To be fair to it, it isn’t as if most most Hollywood war movies don’t also do the same thing to a similar extent – present the heroism and perhaps the personal conflict without acknowledging all that goes with it. In truth, what The Eternal Zero most resembles is a classic Hollywood war film which is quite invested in remorse for the loss of life (and sometimes even for that on all sides) but also in not wanting feel any lives were lost in vain. Thus there is a feeling towards the end of the film that young people of today still owe a debt to these men, that they owe it to them in return for the sacrifice that was made to live their lives freely and to the utmost. To spend so long saying that war is a cruel game that makes pawns of young men’s lives only to turn around and say it’s the job of the youngsters of today to make those pawns kings is a little perverse, but understandable on a human level.

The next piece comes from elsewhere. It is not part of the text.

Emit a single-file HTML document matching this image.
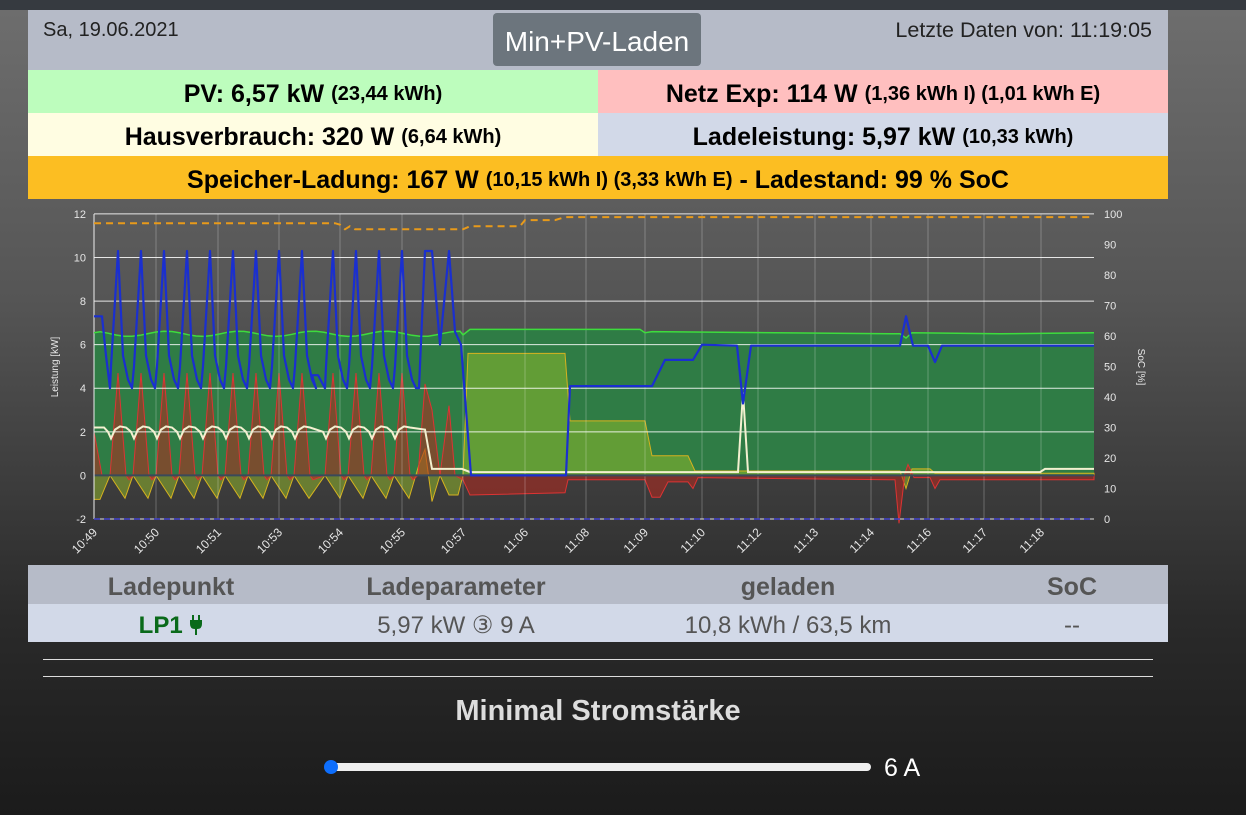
<!DOCTYPE html>
<html><head><meta charset="utf-8"><style>
*{margin:0;padding:0;box-sizing:border-box}
body{width:1246px;height:815px;overflow:hidden;font-family:"Liberation Sans",sans-serif;background:linear-gradient(#6e6e6e 0px,#555 300px,#2a2a2a 620px,#1b1b1b 815px);position:relative}
.abs{position:absolute}
.topbar{left:0;top:0;width:1246px;height:10px;background:#363a40}
.hdr{left:28px;top:10px;width:1140px;height:60px;background:#b6bbc8}
.row{position:absolute;height:43px;display:flex;align-items:center;justify-content:center;font-weight:bold;font-size:25px;color:#000;white-space:nowrap;padding-top:6px}
.row small{font-size:20px;margin-left:7px}
.th{position:absolute;top:565px;height:39px;font-size:25px;font-weight:bold;color:#555;text-align:center;line-height:44px}
.td{position:absolute;top:604px;height:38px;font-size:24px;color:#555;text-align:center;line-height:44px}
</style></head><body>
<div class="abs topbar"></div>
<div class="abs hdr"></div>
<div class="abs" style="left:43px;top:19px;font-size:20px;color:#222">Sa, 19.06.2021</div>
<div class="abs" style="left:493px;top:13px;width:208px;height:53px;background:#6c757d;border-radius:4px;color:#fff;font-size:28px;line-height:58px;text-align:center">Min+PV-Laden</div>
<div class="abs" style="right:94px;top:18px;font-size:21.5px;color:#222">Letzte Daten von: 11:19:05</div>
<div class="row" style="left:28px;top:70px;width:570px;background:#bdfdbd">PV: 6,57 kW<small>(23,44 kWh)</small></div>
<div class="row" style="left:598px;top:70px;width:570px;background:#ffbfbf">Netz Exp: 114 W<small>(1,36 kWh I) (1,01 kWh E)</small></div>
<div class="row" style="left:28px;top:113px;width:570px;background:#fffde2">Hausverbrauch: 320 W<small>(6,64 kWh)</small></div>
<div class="row" style="left:598px;top:113px;width:570px;background:#d2d9e8">Ladeleistung: 5,97 kW<small>(10,33 kWh)</small></div>
<div class="row" style="left:28px;top:156px;width:1140px;background:#fcbe22">Speicher-Ladung: 167 W<small>(10,15 kWh I) (3,33 kWh E)</small>&nbsp;- Ladestand: 99 % SoC</div>

<svg class="abs" style="left:0;top:0" width="1246" height="815" id="ch">
<g id="fills"></g><g id="grid"></g><g id="lines"></g><g id="labels" font-family="Liberation Sans, sans-serif" font-size="11" fill="#e6e6e6"></g>
</svg>

<div class="abs" style="left:28px;top:565px;width:1140px;height:39px;background:#b6bbc8"></div>
<div class="abs" style="left:28px;top:604px;width:1140px;height:38px;background:#d2d9e8"></div>
<div class="th" style="left:71px;width:200px">Ladepunkt</div>
<div class="th" style="left:326px;width:260px">Ladeparameter</div>
<div class="th" style="left:688px;width:200px">geladen</div>
<div class="th" style="left:1022px;width:100px">SoC</div>
<div class="td" style="left:71px;width:200px;color:#0a6a1a;font-weight:bold">LP1 <svg width="14" height="20" viewBox="0 0 14 20" style="vertical-align:-2px"><rect x="3" y="0" width="2" height="5" fill="#0a6a1a"/><rect x="9" y="0" width="2" height="5" fill="#0a6a1a"/><path d="M1 5 H13 V9 Q13 14 8 14 V20 H6 V14 Q1 14 1 9 Z" fill="#0a6a1a"/></svg></div>
<div class="td" style="left:306px;width:300px">5,97 kW ③ 9 A</div>
<div class="td" style="left:638px;width:300px">10,8 kWh / 63,5 km</div>
<div class="td" style="left:1022px;width:100px">--</div>
<div class="abs" style="left:43px;top:659px;width:1110px;height:1px;background:#ddd"></div>
<div class="abs" style="left:43px;top:676px;width:1110px;height:1px;background:#ddd"></div>
<div class="abs" style="left:298px;top:695px;width:600px;text-align:center;font-size:29px;font-weight:bold;color:#ddd">Minimal Stromstärke</div>
<div class="abs" style="left:330px;top:763px;width:541px;height:8px;background:#eee;border-radius:4px"></div>
<div class="abs" style="left:324px;top:760px;width:14px;height:14px;background:#0d6efd;border-radius:50%"></div>
<div class="abs" style="left:884px;top:754px;font-size:25px;color:#fff">6 A</div>

<script>
const NS="http://www.w3.org/2000/svg";
function el(p,t,a){const e=document.createElementNS(NS,t);for(const k in a)e.setAttribute(k,a[k]);document.getElementById(p).appendChild(e);return e;}
const X0=94,X1=1094;
const Y=v=>475.4-v*21.79, S=s=>519-s*3.05;
const peaks=[118,141,164,187,210,233,256,279,302,333,356,379,402];
let blue=[[94,7.3],[102,7.3],[106,5.5],[110,4]];
peaks.forEach((p,i)=>{blue.push([p-7,5],[p,10.3],[p+5,5.5],[p+10,4.4],[p+14,4]);if(i==8){blue.push([p+10,4.6],[p+16,4.6],[p+23,4]);}});
blue.push([419,4],[425,10.3],[432,10.3],[440,6],[449,10.3],[455,6.6],[461,6],[471,0],[566,0],[570,4.1],[652,4.1],[665,5.3],[693,5.3],[702,6],[737,5.95],[743,3.3],[751,5.95],[900,5.95],[906,7.3],[913,5.95],[928,5.95],[935,5.2],[942,5.95],[1094,5.95]);
let house=[[94,2.2],[104,2.2]];
peaks.forEach(p=>{house.push([p-10,2.0],[p-7,1.7],[p-3,2.1],[p+2,2.25],[p+8,2.2]);});
house.push([425,2.1],[432,0.3],[462,0.3],[470,0.15],[738,0.15],[743,3.8],[748,0.15],[1040,0.15],[1045,0.3],[1094,0.3]);
let red=[[94,2.0],[102,0]];
peaks.forEach(p=>{red.push([p-8,0],[p,4.7],[p+8,0],[p+11,-0.2]);});
red.push([418,0],[425,4.2],[432,3],[440,0],[449,3.2],[455,0],[463,-0.2],[470,-0.9],[565,-0.8],[568,-0.2],[645,-0.2],[652,-1.0],[660,-1.0],[668,-0.3],[688,-0.3],[693,-0.6],[698,-0.1],[895,-0.2],[899,-2.2],[905,0.1],[908,0.5],[914,-0.1],[930,-0.1],[935,-0.6],[940,-0.2],[1094,-0.2]);
let bat=[[94,-1.1],[100,-1.1]];
peaks.forEach(p=>{bat.push([p-8,0],[p+7,-1.05]);});
bat.push([419,0.5],[425,1.2],[432,-1.2],[440,0],[449,-0.9],[458,-0.9],[463,0],[468,5.6],[565,5.6],[570,2.5],[645,2.5],[652,0.9],[688,0.9],[695,0.2],[900,0.2],[906,-0.6],[912,0.3],[930,0.3],[935,0.1],[1094,0.1]);
let pv=[[94,6.55]];
for(let x=100;x<=460;x+=8)pv.push([x,6.5+0.12*Math.sin(x*0.7)]);
pv.push([463,6.45],[470,6.7],[640,6.7],[645,6.55],[652,6.6],[900,6.5],[906,6.3],[912,6.55],[1000,6.5],[1094,6.55]);
function path(arr,area){let d=arr.map((p,i)=>(i?'L':'M')+p[0].toFixed(1)+','+Y(p[1]).toFixed(1)).join(' ');if(area)d+=` L${arr[arr.length-1][0]},${Y(0)} L${arr[0][0]},${Y(0)} Z`;return d;}
el('fills','path',{d:path(pv,1),fill:'#2f7c45'});
el('fills','path',{d:path(bat,1),fill:'rgba(150,190,40,0.5)',stroke:'#d6b21f','stroke-width':1});
el('fills','path',{d:path(red,1),fill:'rgba(180,40,30,0.55)',stroke:'#d33','stroke-width':1});
const ticks=[[94,'10:49'],[156,'10:50'],[218,'10:51'],[279,'10:53'],[340,'10:54'],[402,'10:55'],[463,'10:57'],[525,'11:06'],[586,'11:08'],[645,'11:09'],[702,'11:10'],[758,'11:12'],[815,'11:13'],[871,'11:14'],[928,'11:16'],[984,'11:17'],[1041,'11:18']];
ticks.forEach(t=>{el('grid','line',{x1:t[0],x2:t[0],y1:214,y2:519,stroke:'rgba(255,255,255,0.25)','stroke-width':1});
 const tx=el('labels','text',{x:t[0]+4,y:533,'text-anchor':'end','font-size':'12',transform:`rotate(-45 ${t[0]+4} 533)`});tx.textContent=t[1];});
for(let v=-2;v<=12;v+=2){el('grid','line',{x1:X0,x2:X1,y1:Y(v),y2:Y(v),stroke:v==0?'#3a4a5a':'rgba(255,255,255,0.85)','stroke-width':v==0?2:1});
 const tx=el('labels','text',{x:86,y:Y(v)+4,'text-anchor':'end'});tx.textContent=v;}
for(let s=0;s<=100;s+=10){const tx=el('labels','text',{x:1104,y:S(s)+4});tx.textContent=s;}
el('grid','line',{x1:X0,x2:X0,y1:214,y2:519,stroke:'#eee','stroke-width':1});
let t1=el('labels','text',{x:0,y:0,transform:'translate(58 367) rotate(-90)','text-anchor':'middle','font-size':'10'});t1.textContent='Leistung [kW]';
let t2=el('labels','text',{x:0,y:0,transform:'translate(1138 367) rotate(90)','text-anchor':'middle','font-size':'10'});t2.textContent='SoC [%]';
el('lines','path',{d:path(pv,0),fill:'none',stroke:'#3ddc3d','stroke-width':1.5});
el('lines','path',{d:path(house,0),fill:'none',stroke:'#f3f0d0','stroke-width':2});
el('lines','path',{d:path(blue,0),fill:'none',stroke:'#1a2fd0','stroke-width':2.2,'stroke-linejoin':'round'});
el('lines','line',{x1:X0,x2:X1,y1:519,y2:519,stroke:'#4444cc','stroke-width':1.5,'stroke-dasharray':'6 4'});
const soc=[[94,97],[335,97],[340,96.5],[345,95],[350,96],[355,95],[463,95],[470,96],[520,96],[525,98],[555,98],[565,99],[1094,99]];
el('lines','path',{d:soc.map((p,i)=>(i?'L':'M')+p[0]+','+S(p[1]).toFixed(1)).join(' '),fill:'none',stroke:'#e89a1a','stroke-width':2,'stroke-dasharray':'7 5'});
</script>
</body></html>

The Eternal Zero is blockbuster movie in every sense, the budget and shooting style are also aping your typical Hollywood epic though doing it fairly well. The script is clunky with its inelegant switching between time periods and to be frank the entire “modern” section feels a little superfluous and underwritten.  It’s a little long at over two and a half hours and does occasionally fall into a televisual rhythm – there is a great deal of talking and explaining which probably would have had more impact if it were done in a less bald way. Nevertheless, what The Eternal Zero sets out to do, it does pretty well. It may speak to something dangerous, but it is not dangerous in and of itself. For the most part excellently filmed with its fair share of stand out sequences, The Eternal Zero will appeal most to fans of old-fashioned (and uncomplicated unless you want to really think about it) war films but may struggle to maintain the interest of more jaded viewers.